Hans-Heinrich Dieter

Falsche Begriffe, falsches Verständnis   (20.03.2013)

 

SPIEGEL-online hatte morgens einen Artikel über die Reise des Bundespräsidenten nach Äthiopien überschrieben „Besuch der First Freundin“. Da hat wohl der Chefredakteur eingegriffen und nachmittags heißt die Ãœberschrift über demselben Artikel: „Gauck-Partnerin Daniela Schadt: Natürlich First Lady“. Ob Bundespräsident Gauck persönlich eingegriffen hat, das Bundespräsidialamt oder nur der aufmerksame Chefredakteur, ohne Anstoß von außen, werden wir nicht erfahren. Es ist auch unerheblich, denn sowohl „First Freundin“ als auch „First Lady“ sind falsche Begriffe und offenbaren ein falsches Verständnis.

In Deutschland haben wir eine parlamentarische Demokratie und verstehen uns als eine Republik. Die Gewalten sind entsprechend geteilt und die Volksvertreter vom Souverän, dem Volk, gewählt. Der Bundespräsident wird nicht vom Volk direkt gewählt und hat als Staatsoberhaupt vorwiegend repräsentative Aufgaben. Er ist zwar in der protokollarischen Rangfolge die Nummer 1 in Deutschland, das macht den Amtsinhaber aber noch nicht zum „First Gentleman“, denn „Gentleman“ ist im englischsprachigen Raum auch mit Persönlichkeitswerten verbunden, die zum Beispiel ein Herr Wulff offenbar nicht hat. Die Ehefrau oder Partnerin des Bundespräsidenten hat, anders als in den USA, keinen Einfluss auf die Wahl des Bundespräsidenten und sie hat keine Funktion, außer natürlich die wichtige Lebenspartnerin des Bundespräsidenten zu sein. Man sollte deswegen auch Begriffe, die nicht in unser demokratisches System passen wie „First Lady“, nicht aus dem Englischen übernehmen. Außerdem lehrt die Geschichte, dass Partnerinnen von Bundespräsidenten – wie die vorherige – nicht alle die Qualifikation zur Lady haben. Wie ursprünglich gedacht, sollte nur die Ehefrau des amerikanischen Präsidenten First Lady genannt werden.

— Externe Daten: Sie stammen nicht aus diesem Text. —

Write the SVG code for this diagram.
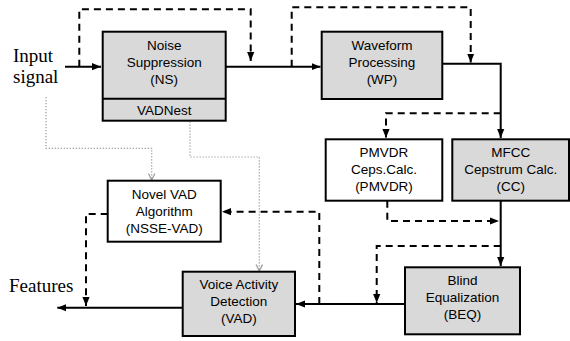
<svg xmlns="http://www.w3.org/2000/svg" width="570" height="341" viewBox="0 0 570 341">
<defs>
<marker id="ah" viewBox="0 0 10 8" refX="10" refY="4" markerWidth="9" markerHeight="8" markerUnits="userSpaceOnUse" orient="auto">
<path d="M0,0 L10,4 L0,8 Z" fill="#000"/>
</marker>
<marker id="gh" viewBox="0 0 10 10" refX="9" refY="5" markerWidth="8" markerHeight="8" markerUnits="userSpaceOnUse" orient="auto">
<path d="M1,1 L9,5 L1,9" fill="none" stroke="#999" stroke-width="1.5"/>
</marker>
</defs>
<style>
.box{stroke:#000;stroke-width:2}
.g{fill:#d9d9d9}
.w{fill:#fff}
.t{font-family:"Liberation Sans",Arial,sans-serif;font-size:13.5px;text-anchor:middle;fill:#000}
.s{font-family:"Liberation Serif","Times New Roman",serif;font-size:19px;fill:#000}
.solid{fill:none;stroke:#000;stroke-width:2}
.dash{fill:none;stroke:#000;stroke-width:2;stroke-dasharray:7,5}
.dot{fill:none;stroke:#999;stroke-width:1.2;stroke-dasharray:1.2,1.8}
</style>
<rect width="570" height="341" fill="#fff"/>
<text class="s" x="13" y="62">Input</text>
<text class="s" x="13" y="83">signal</text>
<text class="s" x="9" y="292">Features</text>
<g id="connectors">
<path class="solid" d="M65,66.7 H101" marker-end="url(#ah)"/>
<path class="dash" d="M79.3,66.7 V9.3 H250.7 V61" marker-end="url(#ah)"/>
<path class="solid" d="M225.7,66.7 H320.5" marker-end="url(#ah)"/>
<path class="dash" d="M291.7,66.7 V7.3 H470.7 V62.5" marker-end="url(#ah)"/>
<path class="solid" d="M442.3,63.7 H500.7 V138" marker-end="url(#ah)"/>
<path class="dash" d="M500.7,113.3 H386 V138" marker-end="url(#ah)"/>
<path class="dash" d="M387.3,200.7 V221 H499" marker-end="url(#ah)"/>
<path class="solid" d="M500.7,200.7 V266" marker-end="url(#ah)"/>
<path class="dash" d="M500.7,246 H376.7 V303" marker-end="url(#ah)"/>
<path class="solid" d="M405,304 H296" marker-end="url(#ah)"/>
<path class="dash" d="M319.3,304 V211.7 H222" marker-end="url(#ah)"/>
<path class="dash" d="M107.7,214 H86 V306" marker-end="url(#ah)"/>
<path class="solid" d="M182.7,307.7 H57.3" marker-end="url(#ah)"/>
<path class="dot" d="M46,97 V148.3 H151.7 V180" marker-end="url(#gh)"/>
<path class="dot" d="M190,121.5 V157 H259.3 V271" marker-end="url(#gh)"/>
</g>
<g id="ns">
<rect class="box g" x="102.7" y="31.7" width="123" height="89"/>
<line x1="102.7" y1="98.7" x2="225.7" y2="98.7" stroke="#000" stroke-width="2"/>
<text class="t" x="164.2" y="49.5">Noise</text>
<text class="t" x="164.2" y="66.5">Suppression</text>
<text class="t" x="164.2" y="84">(NS)</text>
<text class="t" x="164.2" y="115">VADNest</text>
</g>
<g id="wp">
<rect class="box g" x="321.7" y="31.7" width="120.6" height="67.3"/>
<text class="t" x="382" y="49.5">Waveform</text>
<text class="t" x="382" y="66.5">Processing</text>
<text class="t" x="382" y="84">(WP)</text>
</g>
<g id="pmvdr">
<rect class="box w" x="325.7" y="139.3" width="116.6" height="61.4"/>
<text class="t" x="384" y="157">PMVDR</text>
<text class="t" x="384" y="174">Ceps.Calc.</text>
<text class="t" x="384" y="191">(PMVDR)</text>
</g>
<g id="cc">
<rect class="box g" x="452.3" y="139.3" width="116.7" height="61.4"/>
<text class="t" x="510.7" y="157">MFCC</text>
<text class="t" x="510.7" y="174">Cepstrum Calc.</text>
<text class="t" x="510.7" y="191">(CC)</text>
</g>
<g id="nsse">
<rect class="box w" x="107.7" y="180.7" width="113" height="61"/>
<text class="t" x="164.2" y="198.5">Novel VAD</text>
<text class="t" x="164.2" y="215.5">Algorithm</text>
<text class="t" x="164.2" y="232.5">(NSSE-VAD)</text>
</g>
<g id="beq">
<rect class="box g" x="405" y="267.3" width="115" height="67"/>
<text class="t" x="462.5" y="285">Blind</text>
<text class="t" x="462.5" y="302">Equalization</text>
<text class="t" x="462.5" y="319">(BEQ)</text>
</g>
<g id="vad">
<rect class="box g" x="182.7" y="271.7" width="112.3" height="64.3"/>
<text class="t" x="238.8" y="289">Voice Activity</text>
<text class="t" x="238.8" y="306">Detection</text>
<text class="t" x="238.8" y="323">(VAD)</text>
</g>
</svg>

Die protokollarische Nummer 2 ist der Bundestagspräsident, seine Ehefrau würde es sich wahrscheinlich verbitten, „Second Lady“ genannt zu werden.

Und die Bundeskanzlerin als protokollarische Nummer 3 und eigentliche politische „Powerfrau“ in Deutschland und Europa würde wahrscheinlich verständnislos schmunzeln, wenn man sie nach dem Befinden ihres „Third Gentleman“ fragen würde.